Approximating Continuous Functions by ReLU Nets of Minimal Width
Boris Hanin, Mark Sellke
TL;DR
This work identifies a sharp width threshold for the expressive power of deep ReLU networks: to uniformly approximate any continuous function on $[0,1]^{d_{in}}$, hidden widths must be at least $d_{in}+1$, while widths up to $d_{in}+d_{out}$ suffice for universal approximation with depth depending on the modulus of continuity. The authors introduce max-min strings as a constructive framework, proving an upper bound via a detailed ReLU realization of these strings and a density result showing how continuous functions can be approximated by such strings with width $d_{in}+d_{out}$. A complementary lower bound is established using topological arguments on level sets, demonstrating that width below $d_{in}+1$ is insufficient. The results also provide quantitative depth bounds in terms of the modulus of continuity, clarifying the trade-off between width and depth in the expressive power of deep ReLU nets.
Abstract
This article concerns the expressive power of depth in deep feed-forward neural nets with ReLU activations. Specifically, we answer the following question: for a fixed $d_{in}\geq 1,$ what is the minimal width $w$ so that neural nets with ReLU activations, input dimension $d_{in}$, hidden layer widths at most $w,$ and arbitrary depth can approximate any continuous, real-valued function of $d_{in}$ variables arbitrarily well?
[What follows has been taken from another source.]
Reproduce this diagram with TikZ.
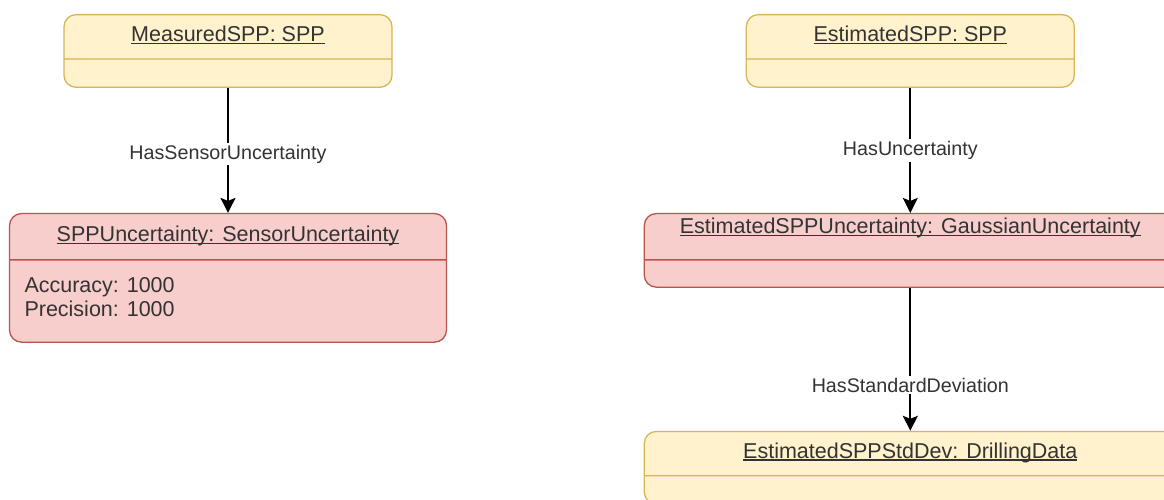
\documentclass[tikz,border=0pt]{standalone}
\usepackage{fontspec}
\setmainfont{Liberation Sans}
\usetikzlibrary{arrows.meta,positioning,shapes.multipart}

\definecolor{noteFill}{HTML}{FFF2CC}
\definecolor{noteDraw}{HTML}{D6B656}
\definecolor{warnFill}{HTML}{F8CECC}
\definecolor{warnDraw}{HTML}{B85450}
\definecolor{txt}{HTML}{333333}

% underlined object name, line just under the baseline
\newcommand{\objname}[1]{\setbox0\hbox{#1}\rlap{\rule[-2.6pt]{\wd0}{1.3pt}}\box0}
\newcommand{\headstrut}{\rule[-17pt]{0pt}{43pt}}
\newcommand{\bodystrut}{\rule{0pt}{27pt}}

\tikzset{
  object/.style={rectangle split, rectangle split parts=2, rounded corners=12pt, line width=1.3pt,
                 inner xsep=15pt, inner ysep=0pt, text=txt, font=\fontsize{21.5}{24}\selectfont,
                 rectangle split part align={center,left}},
  yellowobj/.style={object, draw=noteDraw, fill=noteFill},
  redobj/.style={object, draw=warnDraw, fill=warnFill},
  link/.style={-{Stealth[length=15pt,width=15pt,inset=3pt]}, line width=1.8pt, black},
  linklabel/.style={fill=white, text=txt, inner sep=2pt, font=\fontsize{19.7}{22}\selectfont},
}

\begin{document}
\begin{tikzpicture}[x=1pt, y=-1pt]
\useasboundingbox (0,0) rectangle (1164,500);
\clip (0,0) rectangle (1164,500);

% Measured SPP and its sensor uncertainty
\node[yellowobj, minimum width=328pt, anchor=north] (measured) at (228,14)
  {\headstrut\objname{MeasuredSPP: SPP}\nodepart{two}\bodystrut};
\node[redobj, minimum width=437pt, below=125pt of measured] (sensorunc)
  {\rule[-18pt]{0pt}{45pt}\objname{SPPUncertainty: SensorUncertainty}
   \nodepart{two}\rule[-25pt]{0pt}{81pt}\begin{tabular}[b]{@{}l@{}}Accuracy: 1000\\Precision: 1000\end{tabular}};

% Estimated SPP chain
\node[yellowobj, minimum width=328pt, right=353pt of measured] (estimated)
  {\headstrut\objname{EstimatedSPP: SPP}\nodepart{two}\bodystrut};
\node[redobj, minimum width=532pt, below=125pt of estimated] (gaussunc)
  {\rule[-26pt]{0pt}{45pt}\objname{EstimatedSPPUncertainty: GaussianUncertainty}\nodepart{two}\rule{0pt}{26pt}};
\node[yellowobj, minimum width=532pt, below=143pt of gaussunc] (stddev)
  {\headstrut\objname{EstimatedSPPStdDev: DrillingData}\nodepart{two}\bodystrut};

% Relations
\draw[link] (measured) -- node[linklabel, pos=0.53] {HasSensorUncertainty} (sensorunc);
\draw[link] (estimated) -- node[linklabel, pos=0.5] {HasUncertainty} (gaussunc);
\draw[link] (gaussunc) -- node[linklabel, pos=0.68] {HasStandardDeviation} (stddev);

\end{tikzpicture}
\end{document}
It turns out that this minimal width is exactly equal to $d_{in}+1.$ That is, if all the hidden layer widths are bounded by $d_{in}$, then even in the infinite depth limit, ReLU nets can only express a very limited class of functions, and, on the other hand, any continuous function on the $d_{in}$-dimensional unit cube can be approximated to arbitrary precision by ReLU nets in which all hidden layers have width exactly $d_{in}+1.$ Our construction in fact shows that any continuous function $f:[0,1]^{d_{in}}\to\mathbb R^{d_{out}}$ can be approximated by a net of width $d_{in}+d_{out}$. We obtain quantitative depth estimates for such an approximation in terms of the modulus of continuity of $f$.